How are you feeling right now?
God Shammgod: Feeling good, ready to play with Shanxi Zhongyu Brave Dragons in China. I'll play with Stephon Marbury, so we'll be a very good team.
Have you spoken with him?
GS: Yeah, it's all good. You know in this league there can only be one non-Chinese player on the court at the same time, so we'll split the minutes at the point guard spot. This is my fifth year in China and it'll be fun.
Will Allen Iverson join you?
GS: I've heard about the rumors about him getting an offer, but I think he turned it down so I don't know if he's finally coming.
Looks like a trend – great point guards going there.
GS: I was the first point guard going to China. Before me, they weren't taking any point guards. Then I was the MVP of the League and they started to bring more point guards.
Do you think China is getting closer to the European level?
GS: There's more NBA players going to China than anywhere else, so you can say China is catching up with Europe.
After these years, how much has the league grown?
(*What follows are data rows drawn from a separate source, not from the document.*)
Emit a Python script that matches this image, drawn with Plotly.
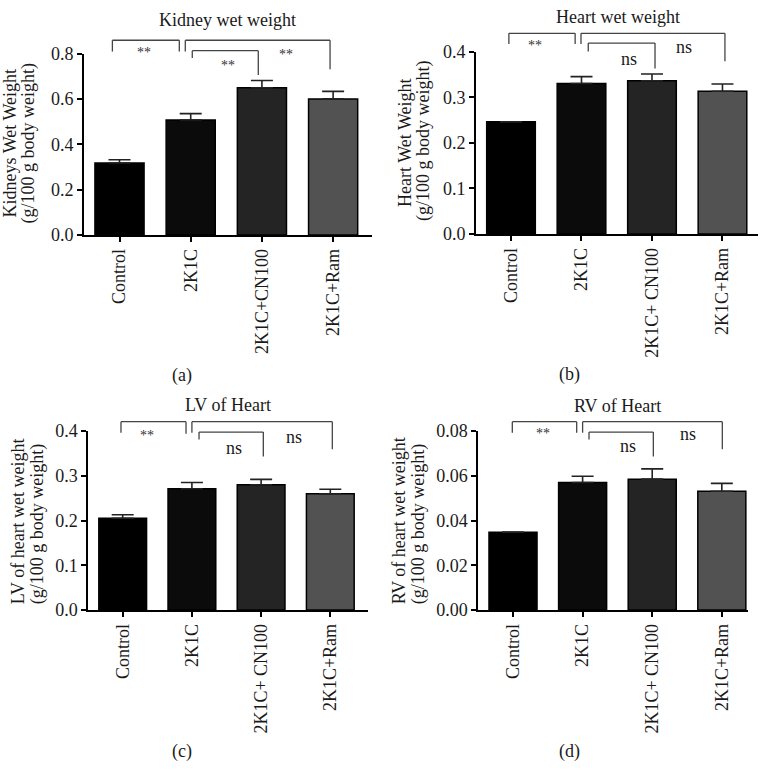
import plotly.graph_objects as go

# ---------------- data ----------------
categories_a = ["Control", "2K1C", "2K1C+CN100", "2K1C+Ram"]
categories_bcd = ["Control", "2K1C", "2K1C+ CN100", "2K1C+Ram"]

kidney_mean = [0.318, 0.508, 0.650, 0.601]
kidney_err = [0.014, 0.028, 0.032, 0.033]

heart_mean = [0.246, 0.330, 0.336, 0.313]
heart_err = [0.0, 0.015, 0.015, 0.016]

lv_mean = [0.205, 0.271, 0.280, 0.260]
lv_err = [0.008, 0.014, 0.012, 0.010]

rv_mean = [0.0348, 0.0570, 0.0585, 0.0531]
rv_err = [0.0, 0.0028, 0.0046, 0.0035]

bar_colors = ["#000000", "#0b0b0b", "#242424", "#525252"]

panel_titles = ["Kidney wet weight", "Heart wet weight", "LV of Heart", "RV of Heart"]
y_titles = [
    ["Kidneys Wet Weight", "(g/100 g body weight)"],
    ["Heart Wet Weight", "(g/100 g body weight)"],
    ["LV of heart wet weight", "(g/100 g body weight)"],
    ["RV of heart wet weight", "(g/100 g body weight)"],
]
panel_letters = ["(a)", "(b)", "(c)", "(d)"]
sig_labels = [["**", "**", "**"], ["**", "ns", "ns"], ["**", "ns", "ns"], ["**", "ns", "ns"]]

# ---------------- layout helpers ----------------
W, H = 760, 770
FONT = "Liberation Serif"
FS = 18
TXT = "#1a1a1a"

panels = [
    dict(cats=categories_a, mean=kidney_mean, err=kidney_err,
         xdom=(83.9, 372.0), ydom=(231.0, 45.0), xr=(-0.5, 3.546), yr=(0, 0.8), dtick=0.2, fmt=".1f",
         title=(227.7, 10.7), ytitle=((10, 137), (28, 137)), letter=(182, 375),
         brackets=[(-0.10, 0.84, 0.860, 0.810, 0.810), (0.924, 2.957, 0.860, 0.810, 0.732),
                   (1.022, 1.949, 0.814, 0.782, 0.706)],
         lab_pos=[(0.344, 0.821), (1.52, 0.762), (2.334, 0.810)]),
    dict(cats=categories_bcd, mean=heart_mean, err=heart_err,
         xdom=(475.75, 758.0), ydom=(230.0, 42.7), xr=(-0.5, 3.504), yr=(0, 0.4), dtick=0.1, fmt=".1f",
         title=(617.6, 7.3), ytitle=((405.5, 137), (423.5, 135)), letter=(569, 374),
         brackets=[(-0.03, 0.91, 0.440, 0.4164, 0.4164), (0.993, 3.035, 0.440, 0.4164, 0.3786),
                   (1.096, 2.043, 0.4186, 0.400, 0.363)],
         lab_pos=[(0.34, 0.421), (1.674, 0.384), (2.454, 0.410)]),
    dict(cats=categories_bcd, mean=lv_mean, err=lv_err,
         xdom=(88.1, 368.3), ydom=(616.0, 432.3), xr=(-0.5, 3.549), yr=(0, 0.4), dtick=0.1, fmt=".1f",
         title=(227.6, 406), ytitle=((18, 525), (37, 528)), letter=(181.7, 761.5),
         brackets=[(-0.025, 0.915, 0.4209, 0.3963, 0.394), (1.0, 3.029, 0.4209, 0.3963, 0.3593),
                   (1.103, 2.032, 0.3978, 0.381, 0.3434)],
         lab_pos=[(0.347, 0.396), (1.613, 0.3615), (2.48, 0.387)]),
    dict(cats=categories_bcd, mean=rv_mean, err=rv_err,
         xdom=(478.2, 748.0), ydom=(616.0, 432.3), xr=(-0.5, 3.376), yr=(0, 0.08), dtick=0.02, fmt=".2f",
         title=(617.5, 406.5), ytitle=((399, 525), (418, 528)), letter=(569.5, 761.7),
         brackets=[(-0.01, 0.915, 0.08418, 0.07926, 0.07926), (1.0, 3.007, 0.08418, 0.07926, 0.07186),
                   (1.092, 2.016, 0.07956, 0.07621, 0.06868)],
         lab_pos=[(0.427, 0.0803), (1.648, 0.0733), (2.519, 0.0788)]),
]

fig = go.Figure()
annotations = []
shapes = []

for i, p in enumerate(panels):
    n = "" if i == 0 else str(i + 1)
    xa, ya = "x" + n, "y" + n
    xs = list(range(len(p["cats"])))
    fig.add_trace(go.Bar(
        x=xs, y=p["mean"], xaxis=xa, yaxis=ya, width=0.69,
        marker=dict(color=bar_colors, line=dict(color="#000000", width=1.5)),
        error_y=dict(type="data", symmetric=False, array=p["err"], arrayminus=[0] * len(xs),
                     color="#222222", thickness=1.6, width=11),
        showlegend=False, hoverinfo="skip",
    ))
    axcommon = dict(showline=True, linecolor="#000000", linewidth=1.5, ticks="outside",
                    ticklen=5, tickwidth=1.5, tickcolor="#000000", showgrid=False, zeroline=False,
                    tickfont=dict(family=FONT, size=FS, color=TXT))
    fig.update_layout(**{
        ("xaxis" + n): dict(domain=[p["xdom"][0] / W, p["xdom"][1] / W], range=list(p["xr"]),
                            anchor=ya, tickvals=xs, ticktext=p["cats"], tickangle=-90, **axcommon),
        ("yaxis" + n): dict(domain=[1 - p["ydom"][0] / H, 1 - p["ydom"][1] / H], range=list(p["yr"]),
                            anchor=xa, dtick=p["dtick"], tickformat=p["fmt"], **axcommon),
    })

    def xd(v, p=p):
        return (v - p["xr"][0]) / (p["xr"][1] - p["xr"][0])

    def yd(v, p=p):
        return (v - p["yr"][0]) / (p["yr"][1] - p["yr"][0])

    for (xl, xr_, yt, yle, yre) in p["brackets"]:
        for (x0, y0, x1, y1) in [(xl, yle, xl, yt), (xl, yt, xr_, yt), (xr_, yt, xr_, yre)]:
            shapes.append(dict(type="line", xref=xa + " domain", yref=ya + " domain",
                               x0=xd(x0), y0=yd(y0), x1=xd(x1), y1=yd(y1),
                               line=dict(color="#444444", width=1.3)))
    for lab, (lx, ly) in zip(sig_labels[i], p["lab_pos"]):
        star = lab == "**"
        annotations.append(dict(text=lab, xref=xa + " domain", yref=ya + " domain",
                                x=xd(lx), y=yd(ly), showarrow=False, xanchor="center", yanchor="middle",
                                yshift=-3 if star else 0,
                                font=dict(family=FONT, size=14 if star else FS,
                                          color="#333333" if star else TXT)))

    annotations.append(dict(text=panel_titles[i], xref="paper", yref="paper",
                            x=p["title"][0] / W, y=1 - p["title"][1] / H, showarrow=False,
                            xanchor="center", yanchor="middle", font=dict(family=FONT, size=FS, color=TXT)))
    for line_text, (tx, ty) in zip(y_titles[i], p["ytitle"]):
        annotations.append(dict(text=line_text, xref="paper", yref="paper", textangle=-90,
                                x=tx / W, y=1 - ty / H, showarrow=False,
                                xanchor="center", yanchor="middle",
                                font=dict(family=FONT, size=FS, color=TXT)))
    annotations.append(dict(text=panel_letters[i], xref="paper", yref="paper",
                            x=p["letter"][0] / W, y=1 - p["letter"][1] / H, showarrow=False,
                            xanchor="center", yanchor="middle", font=dict(family=FONT, size=FS, color=TXT)))

fig.update_layout(
    width=W, height=H, margin=dict(l=0, r=0, t=0, b=0),
    paper_bgcolor="white", plot_bgcolor="white",
    annotations=annotations, shapes=shapes, bargap=0.3,
)

fig.write_html(
    "out.html",
    config={"displayModeBar": False},
    post_script="document.body.style.margin='0';document.body.style.padding='0';"
                "document.documentElement.style.overflow='hidden';",
)
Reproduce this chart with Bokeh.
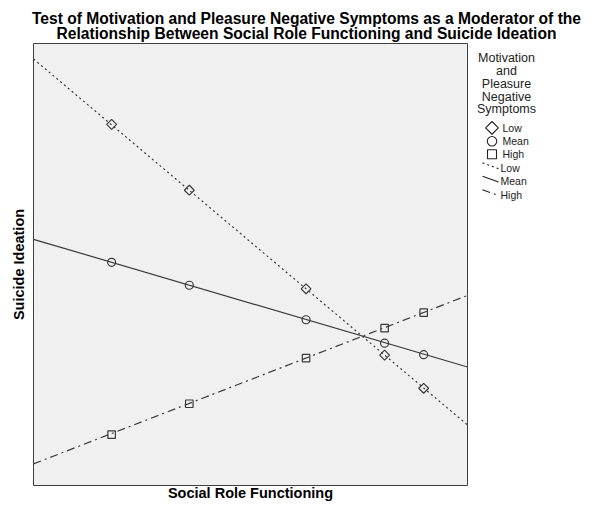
import numpy as np
from bokeh.plotting import figure
from bokeh.layouts import column, row
from bokeh.models import Range1d, FixedTicker
from bokeh.embed import file_html
from bokeh.resources import INLINE
from bokeh.core.properties import value

# ---------------- data ----------------
title_lines = ["Test of Motivation and Pleasure Negative Symptoms as a Moderator of the",
               "Relationship Between Social Role Functioning and Suicide Ideation"]
x_label = "Social Role Functioning"
y_label = "Suicide Ideation"
legend_title = ["Motivation", "and", "Pleasure", "Negative", "Symptoms"]
groups = ["Low", "Mean", "High"]

social_role = [1.80, 3.59, 6.28, 8.09, 8.99]
ideation_low = [8.17, 6.68, 4.45, 2.95, 2.20]
ideation_mean = [5.05, 4.53, 3.75, 3.22, 2.96]
ideation_high = [1.15, 1.85, 2.88, 3.56, 3.91]

fit_x = [0.0, 10.0]
fit_low = [9.65, 1.37]
fit_mean = [5.57, 2.68]
fit_high = [0.49, 4.30]

# ---------------- style ----------------
FONT = "Liberation Sans"
INK = "#3a3a3a"
LEG = "#222222"
dashes = {"Low": "2 3", "Mean": "solid", "High": "8 4 2 4"}

# ---------------- title strip ----------------
tf = figure(width=584, height=42, x_range=Range1d(0, 584), y_range=Range1d(42, 0),
            min_border=0, output_backend="svg", toolbar_location=None,
            outline_line_color=None)
tf.axis.visible = False
tf.grid.visible = False
tf.text(x=[306, 306], y=[18.3, 33.4], text=title_lines, text_align="center",
        text_baseline="alphabetic", text_font=value(FONT), text_font_style="bold",
        text_font_size="15.6px", text_color="black")

# ---------------- main plot ----------------
p = figure(width=474, height=461, x_range=Range1d(0, 10), y_range=Range1d(0, 10),
           output_backend="svg", toolbar_location=None,
           min_border_left=33, min_border_right=7, min_border_top=1, min_border_bottom=16,
           background_fill_color="#f0f0f0", outline_line_color="#404040",
           outline_line_width=1)
p.grid.visible = False
for ax in p.axis:
    ax.ticker = FixedTicker(ticks=[])
    ax.major_tick_out = 0
    ax.major_tick_in = 0
    ax.minor_tick_out = 0
    ax.minor_tick_in = 0
    ax.axis_line_color = None
    ax.major_label_standoff = 0
    ax.axis_label_text_font = FONT
    ax.axis_label_text_font_style = "bold"
    ax.axis_label_text_font_size = "14.5px"
    ax.axis_label_text_color = "black"
p.xaxis.axis_label = x_label
p.yaxis.axis_label = y_label
p.xaxis.axis_label_standoff = -1
p.yaxis.axis_label_standoff = 7

p.line(fit_x, fit_low, line_color=INK, line_width=1.2, line_dash=dashes["Low"])
p.line(fit_x, fit_mean, line_color=INK, line_width=1.2, line_dash=dashes["Mean"])
p.line(fit_x, fit_high, line_color=INK, line_width=1.2, line_dash=dashes["High"])

p.scatter(social_role, ideation_low, marker="square", angle=np.pi / 4, size=7,
          fill_color=None, line_color=INK, line_width=1.2)
p.scatter(social_role, ideation_mean, marker="circle", size=8,
          fill_color=None, line_color=INK, line_width=1.2)
p.scatter(social_role, ideation_high, marker="square", size=7.5,
          fill_color=None, line_color=INK, line_width=1.2)

# ---------------- legend panel ----------------
lg = figure(width=110, height=461, x_range=Range1d(474, 584), y_range=Range1d(503, 42),
            min_border=0, output_backend="svg", toolbar_location=None,
            outline_line_color=None)
lg.axis.visible = False
lg.grid.visible = False
lg.text(x=[506] * len(legend_title), y=[57.5 + 13.3 * i for i in range(len(legend_title))],
        text=legend_title, text_align="center", text_baseline="middle",
        text_font=value(FONT), text_font_size="12.5px", text_color=LEG)

mk_y = [130, 144, 157.5]
lg.scatter([491.5], [mk_y[0]], marker="square", angle=np.pi / 4, size=9,
           fill_color=None, line_color=LEG, line_width=1.1)
lg.scatter([491.5], [mk_y[1]], marker="circle", size=9.5,
           fill_color=None, line_color=LEG, line_width=1.1)
lg.scatter([491.5], [mk_y[2]], marker="square", size=9,
           fill_color=None, line_color=LEG, line_width=1.1)
lg.text(x=[502] * 3, y=mk_y, text=groups, text_align="left", text_baseline="middle",
        text_font=value(FONT), text_font_size="10.5px", text_color=LEG)

ln_y = [169.5, 183.5, 197.5]
for g, yy in zip(groups, ln_y):
    lg.line([482, 498], [yy - 3, yy + 3], line_color=LEG, line_width=1.1,
            line_dash=dashes[g])
lg.text(x=[500] * 3, y=[yy + 2.2 for yy in ln_y], text=groups, text_align="left",
        text_baseline="middle", text_font=value(FONT), text_font_size="10.5px",
        text_color=LEG)

layout = column(tf, row(p, lg))
open("out.html", "w").write(file_html(layout, INLINE))
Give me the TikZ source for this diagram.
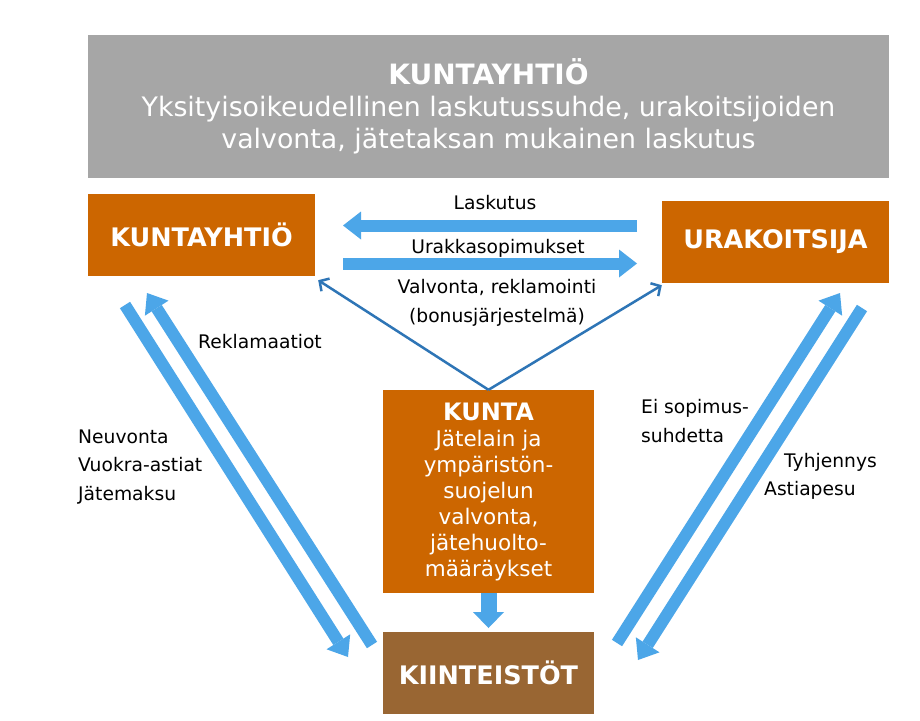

GS: When I went there for the first time, it was me and another American player. Now every team has a former NBA American player. Because of the Beijing Olympics, there's now a lot of new stores, restaurants... One thing they should have to change is the court-time restrictions on foreign players. Then the league would be much better.
You have followed an international path in your career, but I'm sure you've had plenty of chances to return to the NBA.
GS: After playing two seasons with the Washington Wizards, I had invitations to go to some NBA training camps, but the money they were giving in China... I had to look after my family.
And then there's the schedule conflict: NBA training camps are held in September, when the leagues of the rest of the World are almost under way. And there's guaranteed offers against non-guaranteed contracts.
GS: Yeah, one time my friend Jerry McCullough did that and it didn't work out well for him. He was an MVP in Turkey in 2000 and then he turned down a very good offer to re-sign with the team. I think it was like $120,000. He went to the Mavericks' training camp instead. Then they cut him, but then the Turkish team had already signed another player. McCullough played in the CBA that season for way less money, like $50,000. You can guess he was upset after that. So ever since I've seen that, I always stuck the guaranteed money.
What have you learned living a basketball career around the world?
GS: The passion for basketball is so high outside the U.S. Real high.
I think you're a good friend of Chauncey Billups.
GS: I spoke to him during the summer, before he went to Turkey. He comes to New York and we hang out together. Whatever happens with Carmelo, I'm sure Chauncey is gonna be OK.
What's your plan for your career now at 33?
GS: It's good. I'm gonna play about two more years, something like that. Then I want to coach at my school... I train people on how to improve their dribble, people like Ben Gordon and other NBA players. I got a lot of things going on when I'm done in China in April. I have a lot of stuff with Converse, will train my son, other players... it's going to be a pretty big summer.
Tim Grover is a guru master for conditioning. Maybe you will become the master for dribbling skills and make a career out of it.
GS: Yeah, I've just been working out with friends, and hopefully things can grow. The things I'm doing, nobody is doing it, so it should work out good.
Who is the best point guard right now?
GS: Chris Paul and Deron Williams. Maybe Chauncey... It depends on what do you want for your team.
And who is the point guard with the best dribbling skills?
GS: Chris Paul. He dribbles real good.
You were born in Brooklyn, grew up in Manhattan. If 15 years ago, somebody comes across you and says, "There will be an NBA team in Brooklyn and it will be owned by a Russian," would you have believed it?
GS: No, I would have never believed it. But is a beautiful thing, though! It's a good thing for the NBA, for the United States. Everybody should get along, and it's good that basketball can help a little bit. You have baseball and American football, but it is basketball that connects countries.